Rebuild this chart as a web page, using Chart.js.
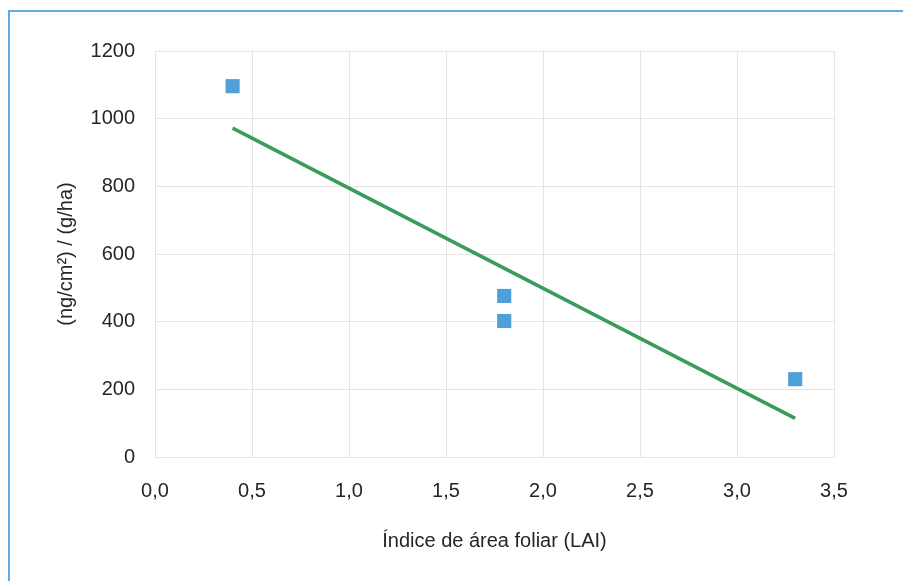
<!DOCTYPE html>
<html>
<head>
<meta charset="utf-8">
<script src="https://cdn.jsdelivr.net/npm/chart.js@4"></script>
<style>
  html, body { margin: 0; padding: 0; background: #fff; }
  #wrap { position: relative; width: 903px; height: 581px; }
  #frame {
    position: absolute; left: 8px; top: 10px; right: 0; bottom: 0;
    border-left: 2px solid #5dade2; border-top: 2px solid #5dade2;
  }
  canvas { position: absolute; left: 0; top: 0; }
</style>
</head>
<body>
<div id="wrap">
  <div id="frame"></div>
  <canvas id="scatterChart" width="903" height="581"></canvas>
</div>
<script>
// measured points
const lai = [0.4, 1.8, 1.8, 3.3];
const deposition = [1096, 476, 402, 230];
// trend line ends
const trendX = [0.4, 3.3];
const trendY = [972, 114];

const textColor = '#262626';
const font = { family: 'Liberation Sans, Arial, sans-serif', size: 20 };

const ctx = document.getElementById('scatterChart').getContext('2d');
new Chart(ctx, {
  type: 'scatter',
  data: {
    datasets: [
      {
        label: 'Tendencia',
        type: 'line',
        data: trendX.map((x, i) => ({ x: x, y: trendY[i] })),
        borderColor: '#3a9b5d',
        borderWidth: 3.5,
        pointRadius: 0,
        fill: false,
      },
      {
        label: 'Datos',
        data: lai.map((x, i) => ({ x: x, y: deposition[i] })),
        pointStyle: 'rect',
        pointRadius: 10,
        backgroundColor: '#4f9fd8',
        borderColor: '#4f9fd8',
        borderWidth: 0,
      },
    ],
  },
  options: {
    responsive: false,
    animation: false,
    layout: { padding: { left: 50, top: 51, right: 69, bottom: 24 } },
    plugins: {
      legend: { display: false },
      tooltip: { enabled: false },
    },
    scales: {
      x: {
        type: 'linear',
        min: 0,
        max: 3.5,
        ticks: {
          stepSize: 0.5,
          padding: 22,
          color: textColor,
          font: font,
          callback: (v) => v.toFixed(1).replace('.', ','),
        },
        grid: { color: '#e4e4e4', drawTicks: false },
        border: { color: '#e4e4e4' },
        title: {
          display: true,
          text: 'Índice de área foliar (LAI)',
          color: textColor,
          font: font,
        },
        afterFit: (scale) => { scale.height = 100; },
      },
      y: {
        min: 0,
        max: 1200,
        ticks: {
          stepSize: 200,
          padding: 20,
          color: textColor,
          font: font,
          callback: (v) => String(v),
        },
        grid: { color: '#e4e4e4', drawTicks: false },
        border: { color: '#e4e4e4' },
        title: {
          display: true,
          text: '(ng/cm²) / (g/ha)',
          color: textColor,
          font: font,
        },
        afterFit: (scale) => { scale.width = 105; },
      },
    },
  },
});
</script>
</body>
</html>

==================================================

# The exercise
Write out the full set of lines verbatim, without the pictures.

# Result of this exercise
Rebuild this chart as a web page, using Chart.js.
<!DOCTYPE html>
<html>
<head>
<meta charset="utf-8">
<script src="https://cdn.jsdelivr.net/npm/chart.js@4"></script>
<style>
  html, body { margin: 0; padding: 0; background: #fff; }
  #wrap { position: relative; width: 903px; height: 581px; }
  #frame {
    position: absolute; left: 8px; top: 10px; right: 0; bottom: 0;
    border-left: 2px solid #5dade2; border-top: 2px solid #5dade2;
  }
  canvas { position: absolute; left: 0; top: 0; }
</style>
</head>
<body>
<div id="wrap">
  <div id="frame"></div>
  <canvas id="scatterChart" width="903" height="581"></canvas>
</div>
<script>
// measured points
const lai = [0.4, 1.8, 1.8, 3.3];
const deposition = [1096, 476, 402, 230];
// trend line ends
const trendX = [0.4, 3.3];
const trendY = [972, 114];

const textColor = '#262626';
const font = { family: 'Liberation Sans, Arial, sans-serif', size: 20 };

const ctx = document.getElementById('scatterChart').getContext('2d');
new Chart(ctx, {
  type: 'scatter',
  data: {
    datasets: [
      {
        label: 'Tendencia',
        type: 'line',
        data: trendX.map((x, i) => ({ x: x, y: trendY[i] })),
        borderColor: '#3a9b5d',
        borderWidth: 3.5,
        pointRadius: 0,
        fill: false,
      },
      {
        label: 'Datos',
        data: lai.map((x, i) => ({ x: x, y: deposition[i] })),
        pointStyle: 'rect',
        pointRadius: 10,
        backgroundColor: '#4f9fd8',
        borderColor: '#4f9fd8',
        borderWidth: 0,
      },
    ],
  },
  options: {
    responsive: false,
    animation: false,
    layout: { padding: { left: 50, top: 51, right: 69, bottom: 24 } },
    plugins: {
      legend: { display: false },
      tooltip: { enabled: false },
    },
    scales: {
      x: {
        type: 'linear',
        min: 0,
        max: 3.5,
        ticks: {
          stepSize: 0.5,
          padding: 22,
          color: textColor,
          font: font,
          callback: (v) => v.toFixed(1).replace('.', ','),
        },
        grid: { color: '#e4e4e4', drawTicks: false },
        border: { color: '#e4e4e4' },
        title: {
          display: true,
          text: 'Índice de área foliar (LAI)',
          color: textColor,
          font: font,
        },
        afterFit: (scale) => { scale.height = 100; },
      },
      y: {
        min: 0,
        max: 1200,
        ticks: {
          stepSize: 200,
          padding: 20,
          color: textColor,
          font: font,
          callback: (v) => String(v),
        },
        grid: { color: '#e4e4e4', drawTicks: false },
        border: { color: '#e4e4e4' },
        title: {
          display: true,
          text: '(ng/cm²) / (g/ha)',
          color: textColor,
          font: font,
        },
        afterFit: (scale) => { scale.width = 105; },
      },
    },
  },
});
</script>
</body>
</html>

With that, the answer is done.